▶ **Required work**: Print, word for word, every line from the beginning of the listing up to and including the line with "import plotly.graph_objects as go". Pictures are to be excluded.

▶ **Collected data**:

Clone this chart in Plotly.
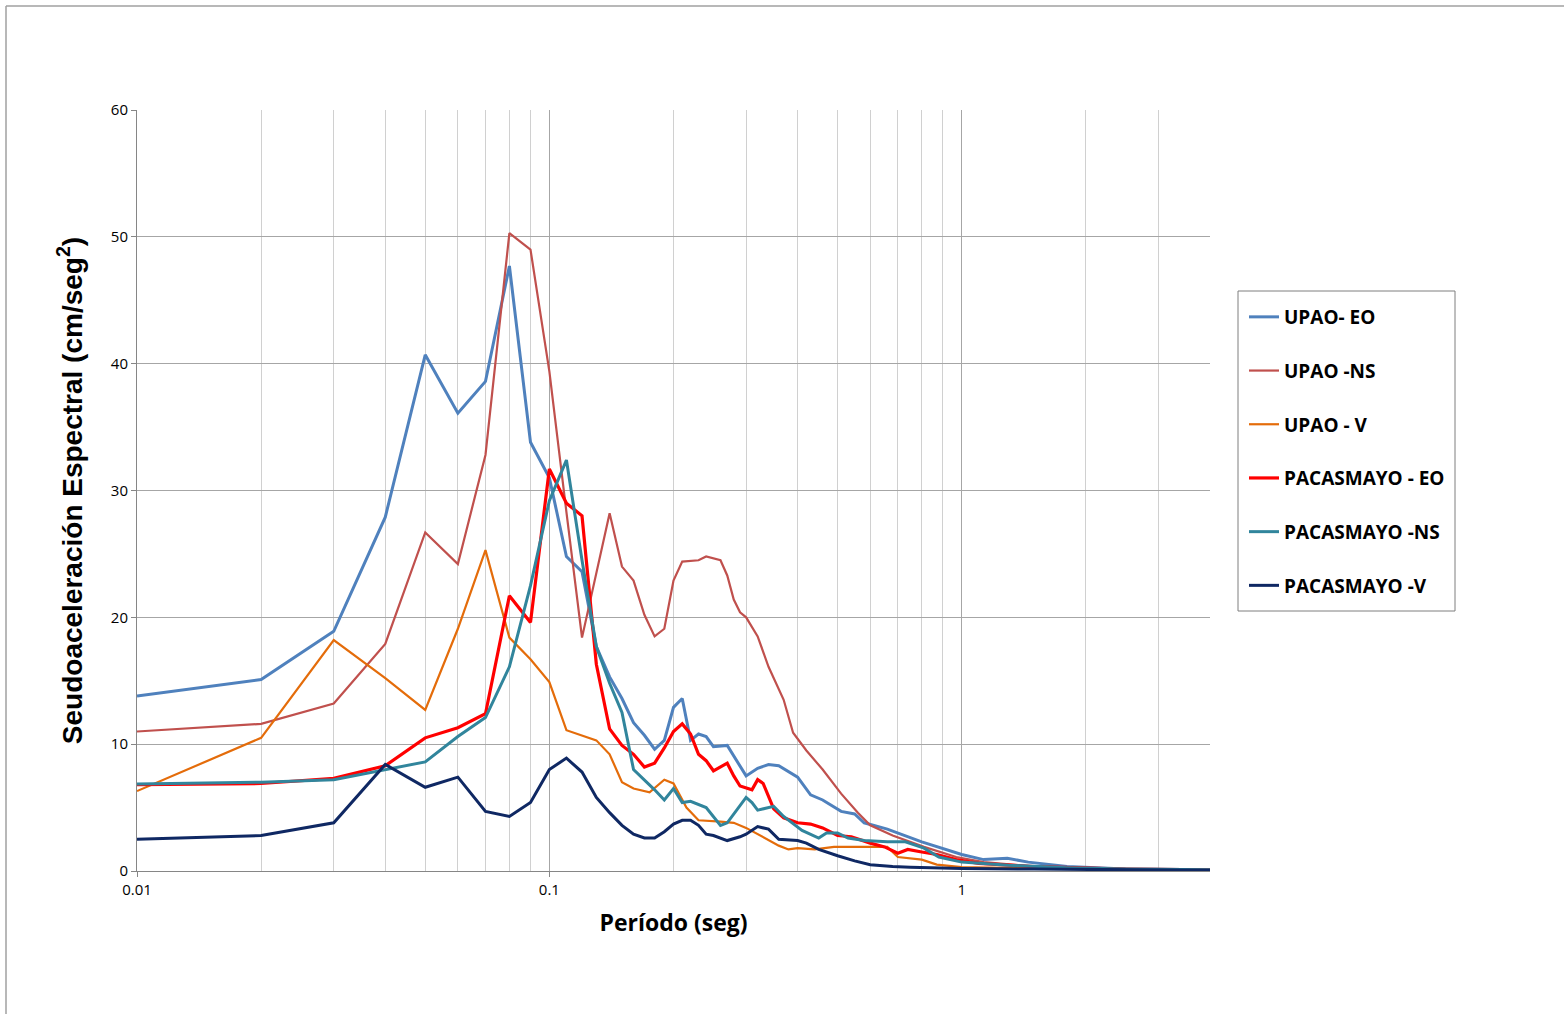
import plotly.graph_objects as go

# ---------------- data (period in s, pseudo-acceleration in cm/s^2) ----------------
upao_eo_T = [0.01, 0.02, 0.03, 0.04, 0.05, 0.06, 0.07, 0.08, 0.09, 0.10, 0.11, 0.12, 0.13,
             0.14, 0.15, 0.16, 0.17, 0.18, 0.19, 0.20, 0.21, 0.22, 0.23, 0.24, 0.25, 0.27,
             0.30, 0.32, 0.34, 0.36, 0.40, 0.43, 0.46, 0.51, 0.55, 0.58, 0.66, 0.70, 0.80,
             1.0, 1.13, 1.29, 1.45, 1.8, 2.5, 4.0]
upao_eo = [13.8, 15.1, 18.9, 27.9, 40.7, 36.1, 38.6, 47.7, 33.8, 31.0, 24.8, 23.6, 17.7,
           15.3, 13.6, 11.7, 10.7, 9.6, 10.3, 12.9, 13.6, 10.3, 10.8, 10.6, 9.8, 9.9,
           7.5, 8.1, 8.4, 8.3, 7.4, 6.0, 5.6, 4.7, 4.5, 3.8, 3.3, 3.0, 2.3,
           1.3, 0.9, 1.0, 0.7, 0.35, 0.15, 0.1]

upao_ns_T = [0.01, 0.02, 0.03, 0.04, 0.05, 0.06, 0.07, 0.08, 0.09, 0.10, 0.11, 0.12, 0.14,
             0.15, 0.16, 0.17, 0.18, 0.19, 0.20, 0.21, 0.23, 0.24, 0.26, 0.27, 0.28, 0.29,
             0.30, 0.32, 0.34, 0.37, 0.39, 0.42, 0.46, 0.51, 0.56, 0.60, 0.68, 0.81, 0.97,
             1.13, 1.5, 2.5, 4.0]
upao_ns = [11.0, 11.6, 13.2, 17.9, 26.7, 24.2, 32.8, 50.3, 49.0, 39.4, 28.3, 18.4, 28.2,
           24.0, 22.9, 20.2, 18.5, 19.1, 22.9, 24.4, 24.5, 24.8, 24.5, 23.3, 21.4, 20.4,
           20.0, 18.5, 16.1, 13.5, 10.9, 9.5, 8.0, 6.1, 4.6, 3.6, 2.8, 1.9, 1.1,
           0.7, 0.35, 0.15, 0.1]

upao_v_T = [0.01, 0.02, 0.03, 0.04, 0.05, 0.06, 0.07, 0.08, 0.09, 0.10, 0.11, 0.13, 0.14,
            0.15, 0.16, 0.175, 0.19, 0.20, 0.215, 0.23, 0.26, 0.28, 0.30, 0.33, 0.36,
            0.38, 0.40, 0.44, 0.49, 0.56, 0.66, 0.70, 0.80, 0.87, 1.0, 1.5, 2.5, 4.0]
upao_v = [6.3, 10.5, 18.2, 15.2, 12.7, 19.1, 25.3, 18.4, 16.7, 14.9, 11.1, 10.3, 9.2,
          7.0, 6.5, 6.2, 7.2, 6.9, 5.0, 4.0, 3.9, 3.8, 3.4, 2.7, 2.0,
          1.7, 1.8, 1.7, 1.9, 1.9, 1.9, 1.1, 0.9, 0.5, 0.3, 0.2, 0.1, 0.05]

pac_eo_T = [0.01, 0.02, 0.03, 0.04, 0.05, 0.06, 0.07, 0.08, 0.09, 0.10, 0.11, 0.12, 0.13,
            0.14, 0.15, 0.16, 0.17, 0.18, 0.19, 0.20, 0.21, 0.22, 0.23, 0.24, 0.25, 0.27,
            0.28, 0.29, 0.31, 0.32, 0.33, 0.35, 0.37, 0.40, 0.43, 0.46, 0.50, 0.54, 0.60,
            0.65, 0.70, 0.74, 0.80, 0.87, 0.97, 1.1, 1.5, 2.5, 4.0]
pac_eo = [6.8, 6.9, 7.3, 8.3, 10.5, 11.3, 12.4, 21.7, 19.6, 31.7, 29.0, 28.0, 16.3,
          11.2, 9.9, 9.2, 8.2, 8.5, 9.7, 11.0, 11.6, 10.8, 9.2, 8.7, 7.9, 8.5,
          7.5, 6.7, 6.4, 7.2, 6.9, 4.9, 4.2, 3.8, 3.7, 3.4, 2.8, 2.7, 2.2,
          1.9, 1.4, 1.7, 1.5, 1.3, 0.9, 0.6, 0.35, 0.15, 0.1]

pac_ns_T = [0.01, 0.02, 0.03, 0.04, 0.05, 0.06, 0.07, 0.08, 0.09, 0.10, 0.11, 0.12, 0.13,
            0.14, 0.15, 0.16, 0.17, 0.18, 0.19, 0.20, 0.21, 0.22, 0.24, 0.26, 0.27, 0.30,
            0.31, 0.32, 0.35, 0.37, 0.41, 0.45, 0.47, 0.50, 0.53, 0.58, 0.66, 0.73, 0.81,
            0.88, 1.0, 1.3, 1.8, 2.5, 4.0]
pac_ns = [6.85, 7.0, 7.2, 8.0, 8.6, 10.6, 12.1, 16.1, 22.5, 29.2, 32.4, 24.5, 17.7,
          14.8, 12.5, 8.0, 7.2, 6.4, 5.6, 6.5, 5.4, 5.5, 5.0, 3.6, 3.8, 5.8,
          5.4, 4.8, 5.1, 4.3, 3.2, 2.6, 3.0, 3.0, 2.6, 2.4, 2.3, 2.3, 1.8,
          1.1, 0.7, 0.45, 0.25, 0.15, 0.1]

pac_v_T = [0.01, 0.02, 0.03, 0.04, 0.05, 0.06, 0.07, 0.08, 0.09, 0.10, 0.11, 0.12, 0.13,
           0.14, 0.15, 0.16, 0.17, 0.18, 0.19, 0.20, 0.21, 0.22, 0.23, 0.24, 0.25, 0.27,
           0.29, 0.30, 0.32, 0.34, 0.36, 0.40, 0.42, 0.45, 0.50, 0.55, 0.60, 0.68, 0.75,
           1.0, 1.5, 2.5, 4.0]
pac_v = [2.5, 2.8, 3.8, 8.4, 6.6, 7.4, 4.7, 4.3, 5.4, 8.0, 8.9, 7.8, 5.8,
         4.6, 3.6, 2.9, 2.6, 2.6, 3.1, 3.7, 4.0, 4.0, 3.6, 2.9, 2.8, 2.4,
         2.7, 2.9, 3.5, 3.3, 2.5, 2.4, 2.2, 1.7, 1.2, 0.8, 0.5, 0.35, 0.3,
         0.2, 0.15, 0.08, 0.05]

series_names = ["UPAO- EO", "UPAO -NS", "UPAO - V", "PACASMAYO - EO", "PACASMAYO -NS", "PACASMAYO -V"]
series_T = [upao_eo_T, upao_ns_T, upao_v_T, pac_eo_T, pac_ns_T, pac_v_T]
series_Y = [upao_eo, upao_ns, upao_v, pac_eo, pac_ns, pac_v]
series_colors = ["#4F81BD", "#C0504D", "#E46C0A", "#FF0000", "#31859C", "#0F2863"]
series_widths = [3, 2.2, 2.2, 3.2, 3, 3]

x_tick_vals = [0.01, 0.1, 1]
x_tick_text = ["0.01", "0.1", "1"]
x_minor_vals = [0.02, 0.03, 0.04, 0.05, 0.06, 0.07, 0.08, 0.09,
                0.2, 0.3, 0.4, 0.5, 0.6, 0.7, 0.8, 0.9, 2, 3]
y_tick_vals = [0, 10, 20, 30, 40, 50, 60]

fig = go.Figure()
for i, (name, T, Y, c, w) in enumerate(zip(series_names, series_T, series_Y, series_colors, series_widths)):
    fig.add_trace(go.Scatter(x=T, y=Y, mode="lines", name=name, legendgroup=f"g{i}",
                             line=dict(color=c, width=w)))

W, H = 1564, 1014
L, R, T_, B = 137, 1210, 110, 871
def px(x):
    return (x - L) / (R - L)
def py(y):
    return (B - y) / (B - T_)

fig.update_layout(
    width=W, height=H,
    margin=dict(l=L, r=W - R, t=T_, b=H - B),
    paper_bgcolor="white", plot_bgcolor="white",
    showlegend=True,
    legend=dict(
        x=px(1244), y=py(298), xanchor="left", yanchor="top",
        bgcolor="rgba(0,0,0,0)", borderwidth=0,
        font=dict(family="Open Sans", size=19, color="black", weight="bold"),
        tracegroupgap=26, itemwidth=30,
    ),
    xaxis=dict(
        type="log", range=[-2, 0.6021],
        tickvals=x_tick_vals, ticktext=x_tick_text,
        ticks="outside", ticklen=5, tickcolor="#868686",
        showgrid=True, gridcolor="#A6A6A6", gridwidth=1,
        minor=dict(tickvals=x_minor_vals, showgrid=True, gridcolor="#D0D0D0", gridwidth=1, ticks=""),
        showline=True, linecolor="#868686", linewidth=1,
        tickfont=dict(family="Open Sans", size=15, color="black"),
        title=dict(text="Período (seg)", standoff=16,
                   font=dict(family="Open Sans", size=23, color="black", weight="bold")),
        zeroline=False,
    ),
    yaxis=dict(
        range=[0, 60], tickvals=y_tick_vals,
        ticks="outside", ticklen=5, tickcolor="#868686",
        showgrid=True, gridcolor="#A6A6A6", gridwidth=1,
        showline=True, linecolor="#868686", linewidth=1,
        tickfont=dict(family="Open Sans", size=15, color="black"),
        title=dict(text="Seudoaceleración Espectral (cm/seg<sup>2</sup>)", standoff=20,
                   font=dict(family="Liberation Sans", size=28, color="black", weight="bold")),
        zeroline=False,
    ),
    shapes=[
        dict(type="line", xref="paper", yref="paper", x0=px(6), x1=px(1564), y0=py(6), y1=py(6),
             line=dict(color="#A0A0A0", width=1.5)),
        dict(type="line", xref="paper", yref="paper", x0=px(6), x1=px(6), y0=py(6), y1=py(1014),
             line=dict(color="#A0A0A0", width=1.5)),
        dict(type="rect", xref="paper", yref="paper", x0=px(1238), x1=px(1455), y0=py(291), y1=py(611),
             line=dict(color="#7F7F7F", width=1), fillcolor="rgba(0,0,0,0)"),
    ],
)

fig.write_html("out.html")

▶ **Exercise solution**:
Clone this chart in Plotly.
import plotly.graph_objects as go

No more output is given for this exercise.